Code that draws figures:
* * * *

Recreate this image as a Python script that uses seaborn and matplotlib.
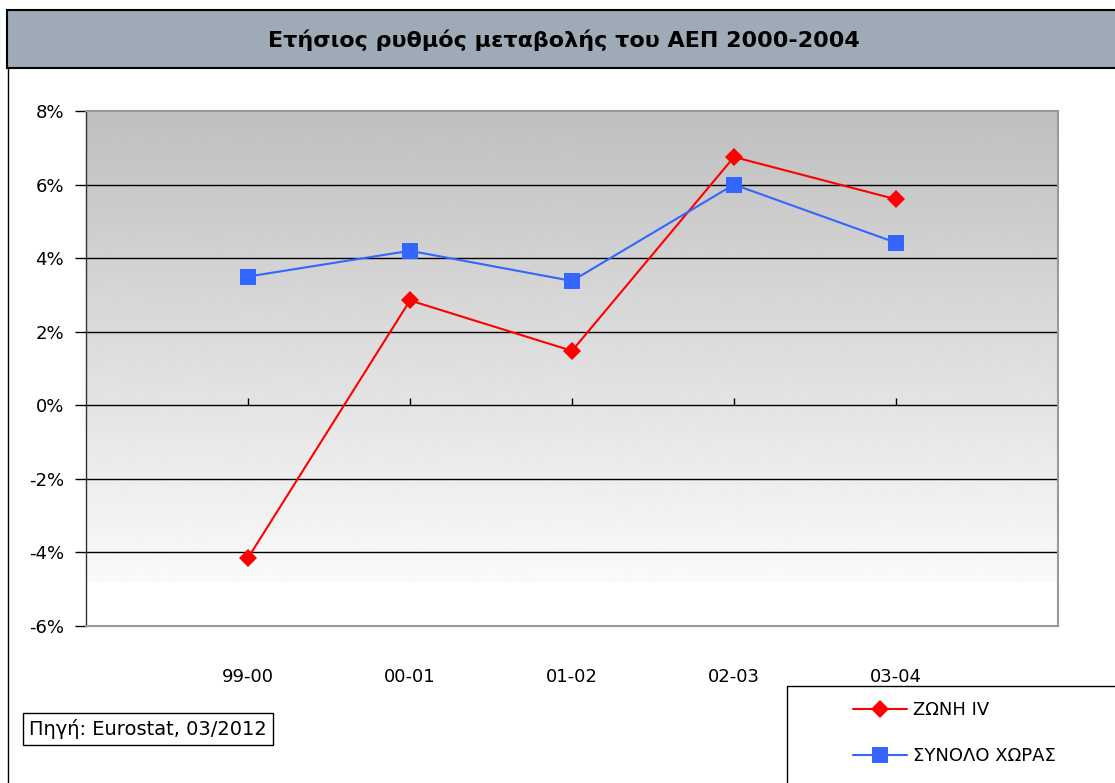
import matplotlib
matplotlib.use("Agg")
import matplotlib.pyplot as plt
import numpy as np
import pandas as pd
import seaborn as sns
from matplotlib.patches import Rectangle

# data
periods = ["99-00", "00-01", "01-02", "02-03", "03-04"]
zone_iv = [-4.15, 2.85, 1.48, 6.75, 5.6]
country_total = [3.5, 4.2, 3.38, 6.0, 4.42]
series_names = ["ΖΩΝΗ IV", "ΣΥΝΟΛΟ ΧΩΡΑΣ"]
y_ticks = [-6, -4, -2, 0, 2, 4, 6, 8]

df = pd.DataFrame({
    "period": periods * 2,
    "value": zone_iv + country_total,
    "series": [series_names[0]] * len(periods) + [series_names[1]] * len(periods),
})

sns.set_theme(style="white")
plt.rcParams["font.family"] = ["DejaVu Sans"]
plt.rcParams["text.color"] = "black"
plt.rcParams["xtick.color"] = "black"
plt.rcParams["ytick.color"] = "black"

fig = plt.figure(figsize=(11.15, 7.83), dpi=100)
ax = fig.add_axes([86 / 1115, 1 - 626 / 783, 972 / 1115, 515 / 783])

# gradient background (dark grey at top, fading to white near -4.8%)
grad = np.linspace(0.75, 0.98, 256).reshape(-1, 1)
ax.imshow(grad, cmap="gray", vmin=0, vmax=1, aspect="auto",
          extent=(-1, 5, -4.8, 8), origin="upper", zorder=0)

for yv in y_ticks[1:-1]:
    ax.axhline(yv, color="black", lw=1, zorder=1)

palette = {series_names[0]: "#ff0000", series_names[1]: "#3366ff"}
markers = {series_names[0]: "D", series_names[1]: "s"}
sns.lineplot(data=df, x="period", y="value", hue="series", style="series",
             palette=palette, markers=markers, dashes=False, lw=1.5,
             markersize=9, markeredgewidth=0, ax=ax, legend=False, zorder=3,
             sort=False)
# square markers are a bit larger in the original
for line in ax.lines:
    if line.get_marker() == "s":
        line.set_markersize(11)

ax.set_xlim(-1, 5)
ax.set_ylim(-6, 8)
ax.set_yticks(y_ticks)
ax.set_yticklabels([f"{t}%" for t in y_ticks])
ax.set_xlabel("")
ax.set_ylabel("")
ax.tick_params(axis="y", direction="out", length=8, width=1, color="black",
               left=True, labelsize=13, labelcolor="black", pad=8)
ax.tick_params(axis="x", length=0, labelsize=13, labelcolor="black", pad=30)
ax.grid(False)

# small tick marks on the zero line
ax.vlines(list(range(len(periods))) + [5], 0, 0.2, color="black", lw=1, zorder=2)

for side in ["top", "right", "bottom"]:
    ax.spines[side].set_color("#999999")
    ax.spines[side].set_linewidth(1.5)
ax.spines["left"].set_color("#333333")
ax.spines["left"].set_linewidth(1)

# title banner
fig.patches.append(Rectangle((7 / 1115, 1 - 68 / 783), 1.0, 58 / 783,
                             transform=fig.transFigure, facecolor="#9eaab5",
                             edgecolor="black", lw=1.5))
fig.text(564 / 1115, 1 - 40 / 783, "Ετήσιος ρυθμός μεταβολής του ΑΕΠ 2000-2004",
         ha="center", va="center", fontsize=16, fontweight="bold", color="black")
# outer chart border on the left
fig.lines.append(plt.Line2D([8 / 1115, 8 / 1115], [0, 1 - 68 / 783],
                            transform=fig.transFigure, color="black", lw=1))

# source box
fig.text(29 / 1115, 1 - 729 / 783, "Πηγή: Eurostat, 03/2012", ha="left",
         va="center", fontsize=14, color="black",
         bbox=dict(boxstyle="square,pad=0.3", facecolor="white",
                   edgecolor="black", lw=1))

# legend box
fig.patches.append(Rectangle((787 / 1115, -0.05), 0.5, 0.05 + 97 / 783,
                             transform=fig.transFigure, facecolor="white",
                             edgecolor="black", lw=1))
handles = [plt.Line2D([], [], color=palette[s], marker=markers[s], lw=1.5,
                      markersize=9 if markers[s] == "D" else 11,
                      markeredgewidth=0) for s in series_names]
fig.legend(handles, series_names, loc="upper left",
           bbox_to_anchor=(837 / 1115, 1 - 685 / 783), frameon=False,
           fontsize=13, handlelength=3.0, labelspacing=1.55, handletextpad=0.3)

fig.savefig("out.png", dpi=100)
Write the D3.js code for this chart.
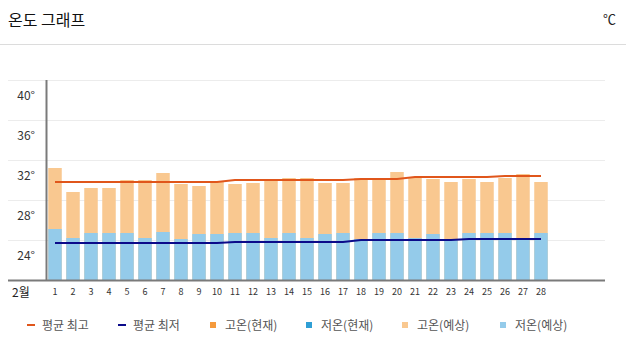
<!DOCTYPE html>
<html><head><meta charset="utf-8">
<script src="https://cdn.jsdelivr.net/npm/d3@7"></script>
<style>
html,body{margin:0;padding:0;background:#fff;}
svg{display:block;font-family:"Noto Sans CJK KR","Noto Sans",sans-serif;}
</style></head>
<body>
<svg id="c" width="626" height="354"></svg>
<script>
const title = "온도 그래프";
const unit = "℃";
const monthLabel = "2월";
const days = d3.range(1, 29);
const allSlots = d3.range(1, 32);
const highForecast = [31.2,28.8,29.2,29.2,30.0,30.0,30.7,29.6,29.4,29.9,29.6,29.7,29.9,30.2,30.2,29.7,29.7,30.2,30.2,30.8,30.3,30.1,29.8,30.1,29.8,30.2,30.6,29.8];
const lowForecast  = [25.1,24.2,24.7,24.7,24.7,24.2,24.8,24.1,24.6,24.6,24.7,24.7,24.2,24.7,24.2,24.6,24.7,24.1,24.7,24.7,24.2,24.6,24.1,24.7,24.7,24.7,24.1,24.7];
const avgHigh = [29.8,29.8,29.8,29.8,29.8,29.8,29.8,29.8,29.8,29.8,30.0,30.0,30.0,30.0,30.0,30.0,30.0,30.1,30.1,30.1,30.3,30.3,30.3,30.3,30.3,30.4,30.4,30.4];
const avgLow  = [23.7,23.7,23.7,23.7,23.7,23.7,23.7,23.7,23.7,23.7,23.8,23.8,23.8,23.8,23.8,23.8,23.8,24.0,24.0,24.0,24.0,24.0,24.0,24.1,24.1,24.1,24.1,24.1];
const yTicks = [24,28,32,36,40];
const yDomain = [20,40];
const legendItems = [
  {label:"평균 최고", type:"line", color:"#e0561b"},
  {label:"평균 최저", type:"line", color:"#0b0b8a"},
  {label:"고온(현재)", type:"rect", color:"#f59a3c"},
  {label:"저온(현재)", type:"rect", color:"#2f9fd5"},
  {label:"고온(예상)", type:"rect", color:"#f9c890"},
  {label:"저온(예상)", type:"rect", color:"#94cbea"}
];
const legendX = [26, 117, 209, 305, 401, 499];

const svg = d3.select("#c");
// header
svg.append("text").attr("x",8).attr("y",26).attr("font-size",16).attr("fill","#111").text(title);
svg.append("text").attr("x",616).attr("y",24).attr("text-anchor","end").attr("font-size",13).attr("fill","#222").text(unit);
svg.append("line").attr("x1",0).attr("x2",626).attr("y1",44.5).attr("y2",44.5).attr("stroke","#dcdcdc");

const x = d3.scaleBand().domain(allSlots).range([46,604]).paddingInner(0.25).paddingOuter(0.125);
const y = d3.scaleLinear().domain(yDomain).range([280,80]);

// gridlines
const grid = svg.append("g").attr("transform","translate(8,0)")
  .call(d3.axisLeft(y).tickValues(yTicks).tickSize(-597).tickFormat(""));
grid.select(".domain").remove();
grid.selectAll("line").attr("stroke","#ececec");

// bars
const bars = svg.append("g");
bars.selectAll("rect.hi").data(days).join("rect")
  .attr("x", d=>x(d)).attr("width", x.bandwidth())
  .attr("y", (d,i)=>y(highForecast[i])).attr("height",(d,i)=>y(yDomain[0])-y(highForecast[i]))
  .attr("fill","#f9c890");
bars.selectAll("rect.lo").data(days).join("rect")
  .attr("x", d=>x(d)).attr("width", x.bandwidth())
  .attr("y", (d,i)=>y(lowForecast[i])).attr("height",(d,i)=>y(yDomain[0])-y(lowForecast[i]))
  .attr("fill","#94cbea");

// avg lines
const cx = d=>x(d)+x.bandwidth()/2;
svg.append("path").datum(days).attr("fill","none").attr("stroke","#e0561b").attr("stroke-width",2)
  .attr("d", d3.line().x(cx).y((d,i)=>y(avgHigh[i])));
svg.append("path").datum(days).attr("fill","none").attr("stroke","#0b0b8a").attr("stroke-width",2)
  .attr("d", d3.line().x(cx).y((d,i)=>y(avgLow[i])));

// y labels
const yl = svg.append("g").attr("transform","translate(37,0)")
  .call(d3.axisLeft(y).tickValues(yTicks).tickSize(0).tickFormat(d=>d+"°"));
yl.select(".domain").remove();
yl.selectAll("text").attr("x",-2).attr("dy","1.6em").attr("font-size",12).attr("fill","#333")
  .attr("font-family","'Noto Sans CJK KR',sans-serif");

// axes lines
svg.append("line").attr("x1",46.5).attr("x2",46.5).attr("y1",80).attr("y2",281).attr("stroke","#7a7a7a").attr("stroke-width",2);
svg.append("line").attr("x1",8).attr("x2",605).attr("y1",280.5).attr("y2",280.5).attr("stroke","#7a7a7a").attr("stroke-width",2);

// x labels
const xl = svg.append("g").attr("transform","translate(0,281)")
  .call(d3.axisBottom(x).tickValues(days).tickSize(0));
xl.select(".domain").remove();
xl.selectAll("text").attr("dy","1.2em").attr("font-size",9).attr("fill","#333")
  .attr("font-family","'Noto Sans CJK KR',sans-serif");
svg.append("text").attr("x",12).attr("y",297).attr("font-size",12).attr("fill","#222").text(monthLabel);

// legend
const lg = svg.append("g");
legendItems.forEach((it,i)=>{
  const gx = legendX[i];
  if(it.type==="line"){
    lg.append("line").attr("x1",gx+1).attr("x2",gx+9).attr("y1",325).attr("y2",325).attr("stroke",it.color).attr("stroke-width",2);
  } else {
    lg.append("rect").attr("x",gx+1).attr("y",322).attr("width",6).attr("height",6).attr("fill",it.color);
  }
  lg.append("text").attr("x",gx+16).attr("y",329.5).attr("font-size",12).attr("fill","#555").text(it.label);
});
</script>
</body></html>
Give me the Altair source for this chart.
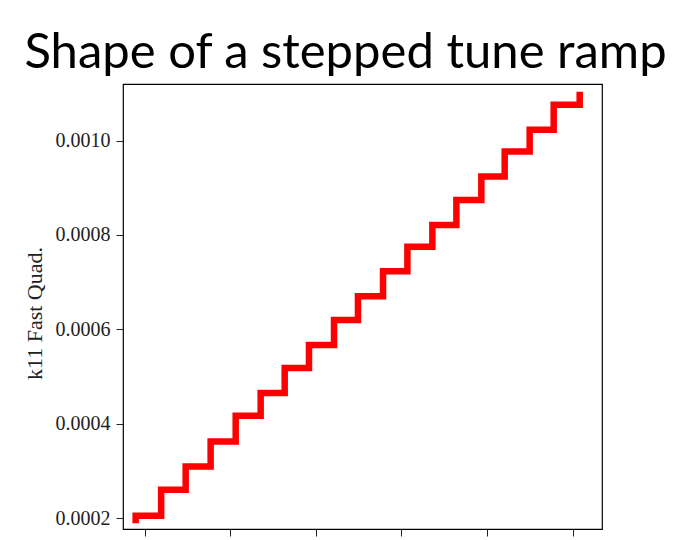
import altair as alt
import pandas as pd

title_text = "Shape of a stepped tune ramp"
y_title = "k11 Fast Quad."

# step start times (x) and k11 levels
time_values = [-0.109, -0.109, 0.189, 0.476, 0.768, 1.061, 1.353, 1.634, 1.918,
               2.211, 2.491, 2.784, 3.069, 3.361, 3.642, 3.934, 4.207, 4.499,
               4.780, 5.084]
k11_values = [0.000196, 0.000205, 0.000260, 0.000309, 0.000362, 0.000417,
              0.000465, 0.000518, 0.000567, 0.000620, 0.000670, 0.000723,
              0.000775, 0.000821, 0.000874, 0.000924, 0.000977, 0.001023,
              0.001076, 0.001097]
x_ticks = [0, 1, 2, 3, 4, 5]
y_ticks = [0.0002, 0.0004, 0.0006, 0.0008, 0.0010]

df = pd.DataFrame({"t": time_values, "k11": k11_values,
                   "i": list(range(len(time_values)))})

chart = alt.Chart(df).mark_line(
    color="#ff0000", strokeWidth=6.5, strokeCap="square",
    strokeJoin="miter", interpolate="step-after"
).encode(
    x=alt.X("t:Q", title=None,
            scale=alt.Scale(domain=[-0.257, 5.345], nice=False, zero=False),
            axis=alt.Axis(values=x_ticks, labels=False, tickSize=7,
                          tickColor="#222", tickWidth=1, domain=False,
                          grid=False)),
    y=alt.Y("k11:Q",
            scale=alt.Scale(domain=[0.0001767, 0.0011201], nice=False, zero=False),
            axis=alt.Axis(values=y_ticks, format=".4f", title=y_title,
                          labelFont="Liberation Serif", labelFontSize=20,
                          labelColor="#222", tickSize=7, tickColor="#222",
                          tickWidth=1, labelPadding=6, domain=False, grid=False,
                          titleFont="Liberation Serif", titleFontSize=22,
                          titleFontWeight="normal", titleColor="#222",
                          titlePadding=9, titleY=229)),
    order="i:Q",
).properties(
    width=479, height=445,
    autosize=alt.AutoSizeParams(type="none"),
    padding={"left": 115, "top": 76, "right": 66, "bottom": 9},
    title=alt.TitleParams(text=title_text, font="Lato", fontSize=49,
                          fontWeight="normal", color="black", anchor="middle",
                          dx=-17, dy=51, offset=16, baseline="alphabetic"),
    background="white",
).configure_view(stroke="black", strokeWidth=1.2)

chart.save("out.html", embed_options={"renderer": "svg", "actions": False})
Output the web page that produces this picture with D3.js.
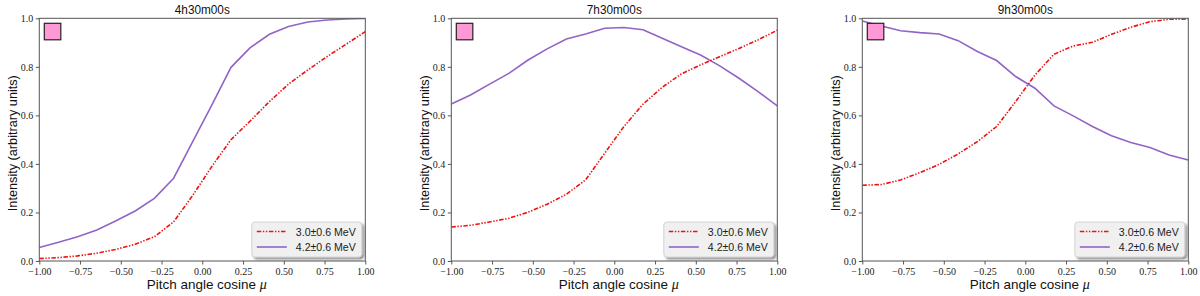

* * * *

## [Task goal]
Only the lines from the start of the records through the line containing "from matplotlib.patches import Rectangle" should be repeated, word for word, with the pictures left out.

## [Exercise answer]
Recreate this image as a Python script that uses seaborn and matplotlib.
import matplotlib
matplotlib.use("Agg")
import matplotlib.pyplot as plt
import numpy as np
import pandas as pd
import seaborn as sns
from matplotlib.patches import Rectangle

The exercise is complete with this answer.